* [STATED PROBLEM]:
Repeat the listing word for word. No pictures belong in the copy.

* [INPUT ROWS]:

+ + +

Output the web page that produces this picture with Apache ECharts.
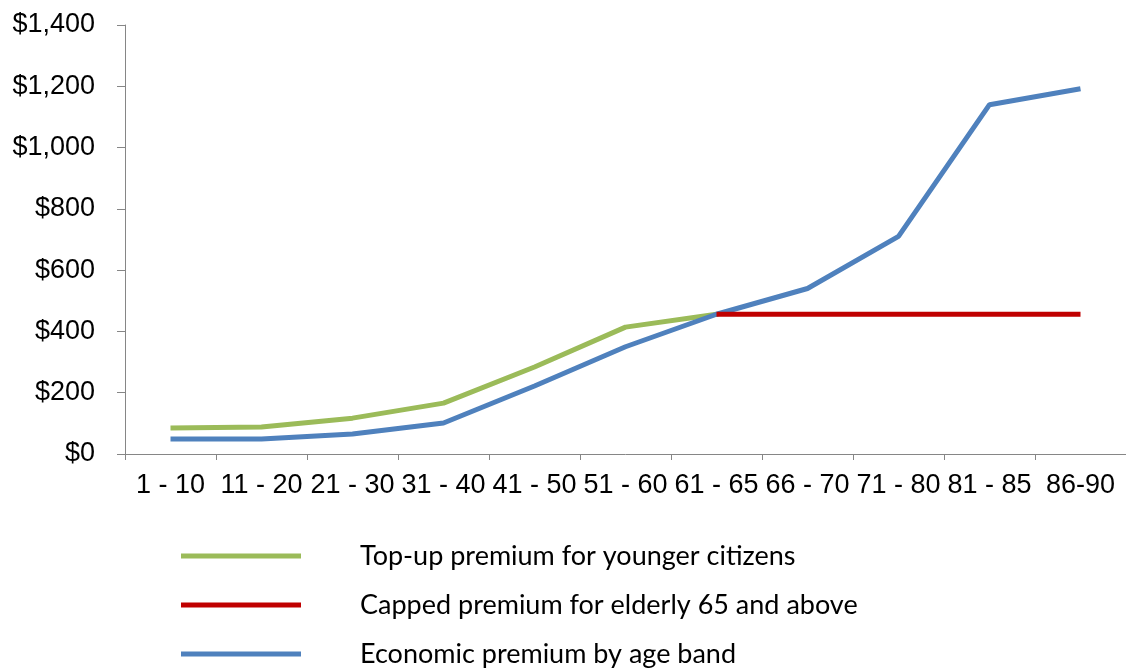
<!DOCTYPE html>
<html>
<head>
<meta charset="utf-8">
<script src="https://cdn.jsdelivr.net/npm/echarts@6/dist/echarts.min.js"></script>
<style>
html,body{margin:0;padding:0;background:#fff;}
#chart{width:1126px;height:672px;}
</style>
</head>
<body>
<div id="chart"></div>
<script>
var categories = ['1 - 10','11 - 20','21 - 30','31 - 40','41 - 50','51 - 60','61 - 65','66 - 70','71 - 80','81 - 85','86-90'];
var topUp = [85, 88, 117, 166, 284, 414, 456, '-', '-', '-', '-'];
var capped = ['-', '-', '-', '-', '-', '-', 456, 456, 456, 456, 456];
var economic = [49, 49, 65, 101, 222, 350, 456, 540, 710, 1140, 1192];
var seriesNames = ['Top-up premium for younger citizens', 'Capped premium for elderly 65 and above', 'Economic premium by age band'];

var chart = echarts.init(document.getElementById('chart'));
chart.setOption({
  animation: false,
  backgroundColor: '#fff',
  grid: { left: 125, top: 25, width: 1005, bottom: 218, containLabel: false },
  legend: {
    orient: 'vertical',
    left: 181,
    top: 540,
    height: 131,
    padding: 0,
    itemWidth: 120,
    itemHeight: 5,
    itemGap: 17,
    icon: 'rect',
    textStyle: { fontFamily: 'Lato', fontSize: 27, color: '#000', lineHeight: 32, padding: [0, 0, 0, 54] },
    data: seriesNames
  },
  xAxis: {
    type: 'category',
    data: categories,
    boundaryGap: true,
    axisLine: { lineStyle: { color: '#868686', width: 1 } },
    axisTick: { show: true, length: 6, lineStyle: { color: '#868686' } },
    axisLabel: { interval: 0, color: '#000', fontFamily: 'Liberation Sans', fontSize: 27, margin: 18 }
  },
  yAxis: {
    type: 'value',
    min: 0, max: 1400, interval: 200,
    splitLine: { show: false },
    axisLine: { show: true, lineStyle: { color: '#868686', width: 1 } },
    axisTick: { show: true, length: 8, lineStyle: { color: '#868686' } },
    axisLabel: {
      color: '#000', fontFamily: 'Liberation Sans', fontSize: 27, margin: 30,
      formatter: function (v) { return '$' + v.toLocaleString('en-US'); }
    }
  },
  series: [
    { name: seriesNames[0], type: 'line', data: topUp, symbol: 'none', color: '#9BBB59',
      lineStyle: { width: 5, color: '#9BBB59' }, z: 2 },
    { name: seriesNames[1], type: 'line', data: capped, symbol: 'none', color: '#C00000',
      lineStyle: { width: 5, color: '#C00000' }, z: 4 },
    { name: seriesNames[2], type: 'line', data: economic, symbol: 'none', color: '#4F81BD',
      lineStyle: { width: 5, color: '#4F81BD' }, z: 3 }
  ]
});
</script>
</body>
</html>
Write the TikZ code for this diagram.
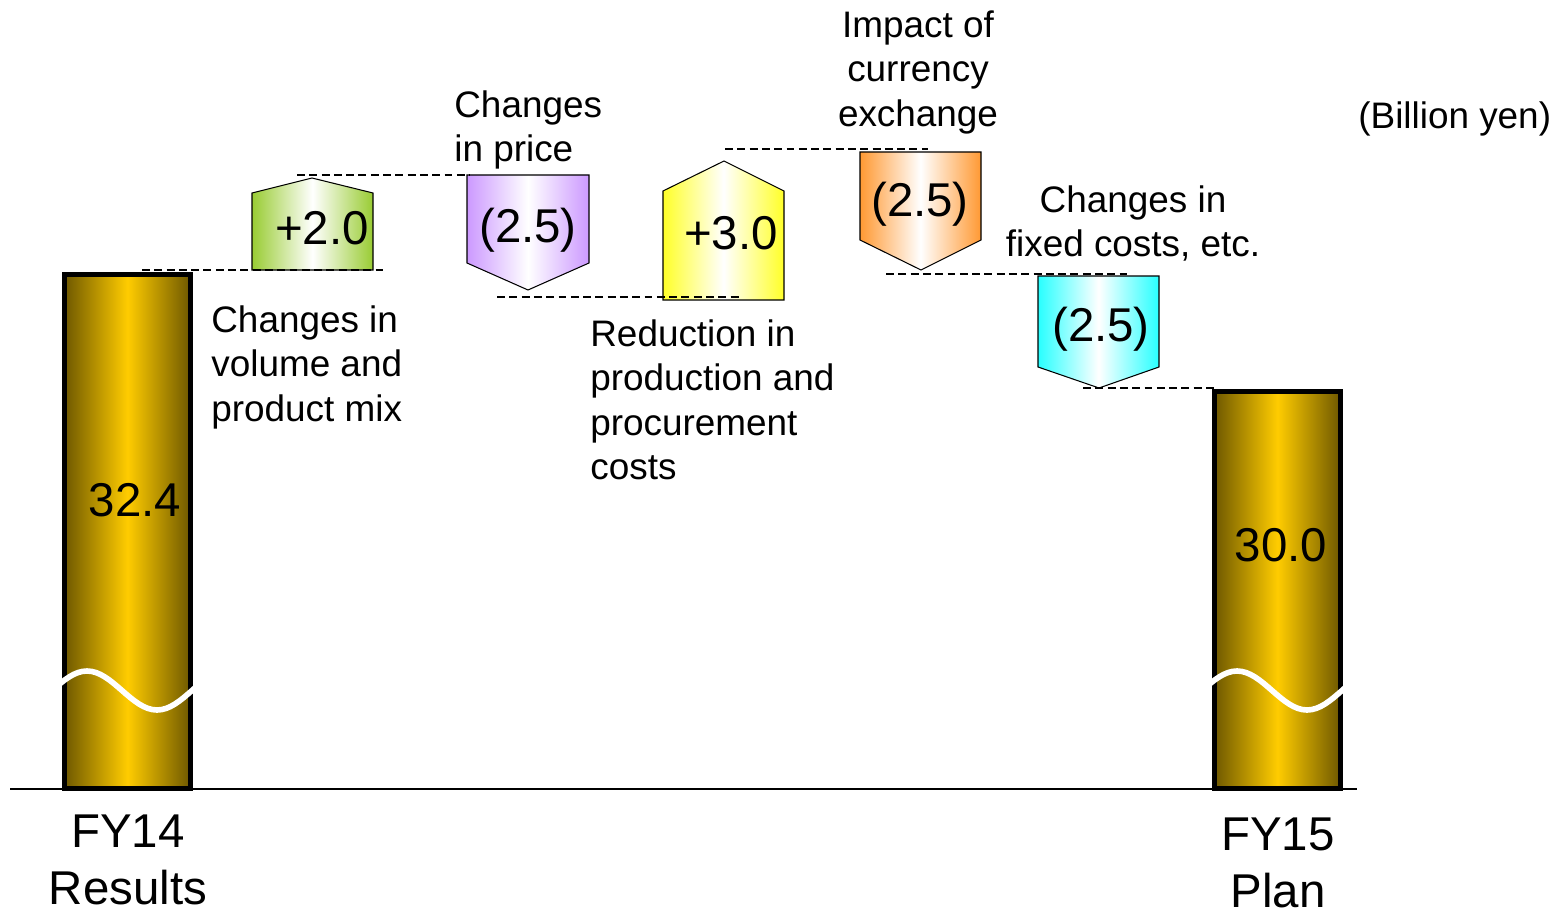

+ + +

* [EXERCISE RESULT]:
Output the web page that produces this picture with Apache ECharts.
<!DOCTYPE html>
<html>
<head>
<meta charset="utf-8">
<script src="https://cdn.jsdelivr.net/npm/echarts@6/dist/echarts.min.js"></script>
<style>
html,body{margin:0;padding:0;background:#fff;}
#chart{width:1126px;height:672px;}
</style>
</head>
<body>
<div id="chart"></div>
<script>
var categories = ['1 - 10','11 - 20','21 - 30','31 - 40','41 - 50','51 - 60','61 - 65','66 - 70','71 - 80','81 - 85','86-90'];
var topUp = [85, 88, 117, 166, 284, 414, 456, '-', '-', '-', '-'];
var capped = ['-', '-', '-', '-', '-', '-', 456, 456, 456, 456, 456];
var economic = [49, 49, 65, 101, 222, 350, 456, 540, 710, 1140, 1192];
var seriesNames = ['Top-up premium for younger citizens', 'Capped premium for elderly 65 and above', 'Economic premium by age band'];

var chart = echarts.init(document.getElementById('chart'));
chart.setOption({
  animation: false,
  backgroundColor: '#fff',
  grid: { left: 125, top: 25, width: 1005, bottom: 218, containLabel: false },
  legend: {
    orient: 'vertical',
    left: 181,
    top: 540,
    height: 131,
    padding: 0,
    itemWidth: 120,
    itemHeight: 5,
    itemGap: 17,
    icon: 'rect',
    textStyle: { fontFamily: 'Lato', fontSize: 27, color: '#000', lineHeight: 32, padding: [0, 0, 0, 54] },
    data: seriesNames
  },
  xAxis: {
    type: 'category',
    data: categories,
    boundaryGap: true,
    axisLine: { lineStyle: { color: '#868686', width: 1 } },
    axisTick: { show: true, length: 6, lineStyle: { color: '#868686' } },
    axisLabel: { interval: 0, color: '#000', fontFamily: 'Liberation Sans', fontSize: 27, margin: 18 }
  },
  yAxis: {
    type: 'value',
    min: 0, max: 1400, interval: 200,
    splitLine: { show: false },
    axisLine: { show: true, lineStyle: { color: '#868686', width: 1 } },
    axisTick: { show: true, length: 8, lineStyle: { color: '#868686' } },
    axisLabel: {
      color: '#000', fontFamily: 'Liberation Sans', fontSize: 27, margin: 30,
      formatter: function (v) { return '$' + v.toLocaleString('en-US'); }
    }
  },
  series: [
    { name: seriesNames[0], type: 'line', data: topUp, symbol: 'none', color: '#9BBB59',
      lineStyle: { width: 5, color: '#9BBB59' }, z: 2 },
    { name: seriesNames[1], type: 'line', data: capped, symbol: 'none', color: '#C00000',
      lineStyle: { width: 5, color: '#C00000' }, z: 4 },
    { name: seriesNames[2], type: 'line', data: economic, symbol: 'none', color: '#4F81BD',
      lineStyle: { width: 5, color: '#4F81BD' }, z: 3 }
  ]
});
</script>
</body>
</html>
Write the TikZ code for this diagram.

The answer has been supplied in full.